§ **Dataset extract**:
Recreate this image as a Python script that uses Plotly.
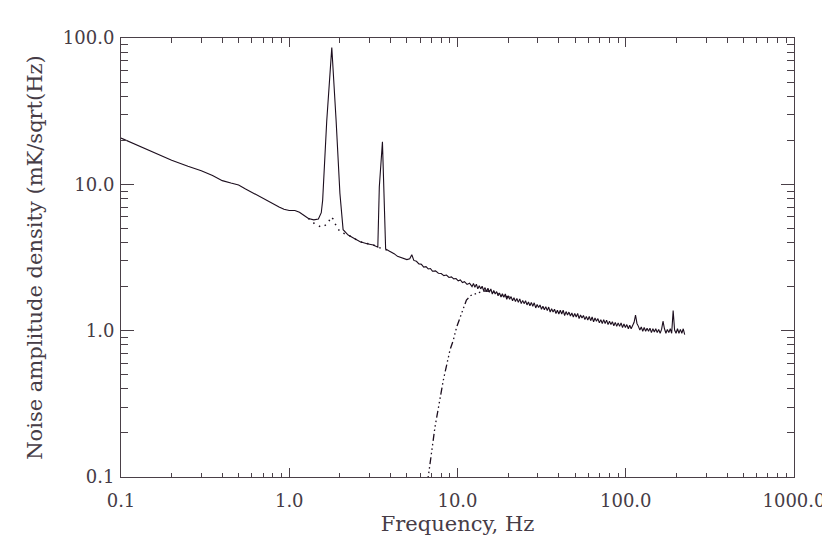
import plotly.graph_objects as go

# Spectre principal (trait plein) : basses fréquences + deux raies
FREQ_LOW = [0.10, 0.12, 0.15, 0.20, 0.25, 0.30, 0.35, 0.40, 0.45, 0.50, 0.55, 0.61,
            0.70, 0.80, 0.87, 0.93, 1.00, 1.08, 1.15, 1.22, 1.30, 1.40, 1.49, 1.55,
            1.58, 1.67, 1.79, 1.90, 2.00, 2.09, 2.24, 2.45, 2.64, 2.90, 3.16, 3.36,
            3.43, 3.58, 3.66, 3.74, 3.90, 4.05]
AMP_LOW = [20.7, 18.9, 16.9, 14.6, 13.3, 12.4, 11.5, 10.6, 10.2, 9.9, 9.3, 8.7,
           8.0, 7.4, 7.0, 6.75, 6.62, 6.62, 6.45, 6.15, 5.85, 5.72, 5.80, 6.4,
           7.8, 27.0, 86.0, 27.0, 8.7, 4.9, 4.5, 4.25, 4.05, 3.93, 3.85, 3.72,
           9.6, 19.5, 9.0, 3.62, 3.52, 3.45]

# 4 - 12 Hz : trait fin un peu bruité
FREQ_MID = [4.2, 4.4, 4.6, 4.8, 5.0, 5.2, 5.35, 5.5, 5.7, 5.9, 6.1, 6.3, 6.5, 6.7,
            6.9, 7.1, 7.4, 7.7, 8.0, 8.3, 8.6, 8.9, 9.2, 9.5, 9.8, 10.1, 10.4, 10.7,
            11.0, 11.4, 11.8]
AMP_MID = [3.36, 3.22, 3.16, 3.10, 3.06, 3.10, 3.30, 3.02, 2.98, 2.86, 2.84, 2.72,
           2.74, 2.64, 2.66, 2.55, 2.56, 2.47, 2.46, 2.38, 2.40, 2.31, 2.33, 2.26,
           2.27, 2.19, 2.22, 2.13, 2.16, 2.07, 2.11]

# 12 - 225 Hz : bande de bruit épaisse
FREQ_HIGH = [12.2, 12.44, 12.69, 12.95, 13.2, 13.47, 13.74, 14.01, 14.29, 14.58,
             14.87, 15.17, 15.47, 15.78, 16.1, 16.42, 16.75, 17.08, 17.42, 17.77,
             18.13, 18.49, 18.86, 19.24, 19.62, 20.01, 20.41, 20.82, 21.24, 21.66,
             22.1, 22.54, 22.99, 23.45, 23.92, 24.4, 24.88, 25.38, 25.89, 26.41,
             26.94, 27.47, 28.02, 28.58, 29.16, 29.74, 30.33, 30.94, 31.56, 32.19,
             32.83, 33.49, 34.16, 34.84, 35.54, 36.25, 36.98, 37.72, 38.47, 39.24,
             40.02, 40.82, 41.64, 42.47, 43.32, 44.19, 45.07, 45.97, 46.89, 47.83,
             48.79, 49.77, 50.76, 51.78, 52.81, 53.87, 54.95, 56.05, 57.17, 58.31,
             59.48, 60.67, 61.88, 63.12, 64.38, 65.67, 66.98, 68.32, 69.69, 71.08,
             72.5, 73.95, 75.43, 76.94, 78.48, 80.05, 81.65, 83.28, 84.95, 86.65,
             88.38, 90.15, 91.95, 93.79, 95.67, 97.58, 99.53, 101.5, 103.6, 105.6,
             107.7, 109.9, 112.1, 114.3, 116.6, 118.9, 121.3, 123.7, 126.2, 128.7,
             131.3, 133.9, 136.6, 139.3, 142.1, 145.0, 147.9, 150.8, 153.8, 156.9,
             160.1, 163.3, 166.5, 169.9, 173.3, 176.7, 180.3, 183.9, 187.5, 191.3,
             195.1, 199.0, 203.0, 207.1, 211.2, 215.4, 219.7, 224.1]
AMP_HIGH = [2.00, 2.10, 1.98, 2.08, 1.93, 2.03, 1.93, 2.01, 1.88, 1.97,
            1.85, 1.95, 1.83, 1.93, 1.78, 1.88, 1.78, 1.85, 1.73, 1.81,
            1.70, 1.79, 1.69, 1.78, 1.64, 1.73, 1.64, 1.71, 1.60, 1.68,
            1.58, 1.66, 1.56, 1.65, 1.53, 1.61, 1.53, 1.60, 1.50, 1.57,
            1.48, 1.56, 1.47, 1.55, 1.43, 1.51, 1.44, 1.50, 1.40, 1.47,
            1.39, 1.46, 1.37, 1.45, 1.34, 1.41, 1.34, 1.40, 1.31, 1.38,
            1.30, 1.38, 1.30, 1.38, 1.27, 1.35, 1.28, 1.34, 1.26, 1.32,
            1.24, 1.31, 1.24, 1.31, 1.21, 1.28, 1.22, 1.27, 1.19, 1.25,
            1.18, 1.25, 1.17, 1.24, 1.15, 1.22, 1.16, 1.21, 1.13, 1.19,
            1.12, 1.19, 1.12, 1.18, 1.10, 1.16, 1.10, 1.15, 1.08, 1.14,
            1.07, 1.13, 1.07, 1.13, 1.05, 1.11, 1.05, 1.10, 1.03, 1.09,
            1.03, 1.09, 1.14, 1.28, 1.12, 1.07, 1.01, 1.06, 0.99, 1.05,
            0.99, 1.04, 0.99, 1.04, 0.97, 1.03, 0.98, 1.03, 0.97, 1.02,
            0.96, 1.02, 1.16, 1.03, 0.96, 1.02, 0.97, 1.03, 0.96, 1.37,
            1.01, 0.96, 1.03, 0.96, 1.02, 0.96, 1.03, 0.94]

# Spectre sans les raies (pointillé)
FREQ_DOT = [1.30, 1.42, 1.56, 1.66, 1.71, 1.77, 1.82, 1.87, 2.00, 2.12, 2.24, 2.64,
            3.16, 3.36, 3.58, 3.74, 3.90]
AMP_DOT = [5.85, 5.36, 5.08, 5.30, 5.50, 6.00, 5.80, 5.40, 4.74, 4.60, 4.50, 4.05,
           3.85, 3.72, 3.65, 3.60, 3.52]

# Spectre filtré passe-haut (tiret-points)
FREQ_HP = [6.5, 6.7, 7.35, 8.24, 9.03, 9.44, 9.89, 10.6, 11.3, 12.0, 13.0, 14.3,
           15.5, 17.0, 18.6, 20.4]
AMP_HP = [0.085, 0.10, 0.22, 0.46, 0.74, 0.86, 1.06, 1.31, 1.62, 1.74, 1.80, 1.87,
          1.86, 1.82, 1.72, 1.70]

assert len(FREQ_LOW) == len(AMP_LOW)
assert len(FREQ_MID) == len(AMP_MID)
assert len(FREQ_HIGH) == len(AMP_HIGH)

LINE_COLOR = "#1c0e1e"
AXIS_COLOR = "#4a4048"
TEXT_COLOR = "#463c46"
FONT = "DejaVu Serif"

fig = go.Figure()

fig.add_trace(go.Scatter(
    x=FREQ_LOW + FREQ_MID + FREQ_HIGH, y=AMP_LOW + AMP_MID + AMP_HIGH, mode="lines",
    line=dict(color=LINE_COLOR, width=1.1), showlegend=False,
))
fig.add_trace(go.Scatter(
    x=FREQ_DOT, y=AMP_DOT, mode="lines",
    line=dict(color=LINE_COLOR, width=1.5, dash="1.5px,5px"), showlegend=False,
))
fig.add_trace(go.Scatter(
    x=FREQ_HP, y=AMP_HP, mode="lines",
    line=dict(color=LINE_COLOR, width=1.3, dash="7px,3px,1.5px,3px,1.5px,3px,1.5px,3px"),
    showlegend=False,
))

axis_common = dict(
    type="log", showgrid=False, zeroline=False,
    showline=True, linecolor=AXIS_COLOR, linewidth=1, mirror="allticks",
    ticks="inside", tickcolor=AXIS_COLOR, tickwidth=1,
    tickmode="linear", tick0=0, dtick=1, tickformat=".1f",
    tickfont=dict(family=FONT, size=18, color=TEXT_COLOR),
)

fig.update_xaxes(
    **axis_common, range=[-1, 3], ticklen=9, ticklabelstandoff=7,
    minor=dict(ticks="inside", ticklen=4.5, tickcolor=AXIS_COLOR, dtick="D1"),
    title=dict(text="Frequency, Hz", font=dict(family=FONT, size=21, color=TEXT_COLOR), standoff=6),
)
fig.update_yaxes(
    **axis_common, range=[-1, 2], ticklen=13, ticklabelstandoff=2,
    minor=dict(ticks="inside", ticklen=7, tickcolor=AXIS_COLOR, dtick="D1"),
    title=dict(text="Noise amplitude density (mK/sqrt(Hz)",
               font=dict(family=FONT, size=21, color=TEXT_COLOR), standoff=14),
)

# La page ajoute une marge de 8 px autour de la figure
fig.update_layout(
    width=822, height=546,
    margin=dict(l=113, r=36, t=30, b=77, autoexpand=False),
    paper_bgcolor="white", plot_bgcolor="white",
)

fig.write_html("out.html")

§ **Brief**: Starting at the top of the listing above, reproduce each line up to and including the one with "9.6, 19.5, 9.0, 3.62, 3.52, 3.45]"; omit the pictures.

§ **Output**:
Recreate this image as a Python script that uses Plotly.
import plotly.graph_objects as go

# Spectre principal (trait plein) : basses fréquences + deux raies
FREQ_LOW = [0.10, 0.12, 0.15, 0.20, 0.25, 0.30, 0.35, 0.40, 0.45, 0.50, 0.55, 0.61,
            0.70, 0.80, 0.87, 0.93, 1.00, 1.08, 1.15, 1.22, 1.30, 1.40, 1.49, 1.55,
            1.58, 1.67, 1.79, 1.90, 2.00, 2.09, 2.24, 2.45, 2.64, 2.90, 3.16, 3.36,
            3.43, 3.58, 3.66, 3.74, 3.90, 4.05]
AMP_LOW = [20.7, 18.9, 16.9, 14.6, 13.3, 12.4, 11.5, 10.6, 10.2, 9.9, 9.3, 8.7,
           8.0, 7.4, 7.0, 6.75, 6.62, 6.62, 6.45, 6.15, 5.85, 5.72, 5.80, 6.4,
           7.8, 27.0, 86.0, 27.0, 8.7, 4.9, 4.5, 4.25, 4.05, 3.93, 3.85, 3.72,
           9.6, 19.5, 9.0, 3.62, 3.52, 3.45]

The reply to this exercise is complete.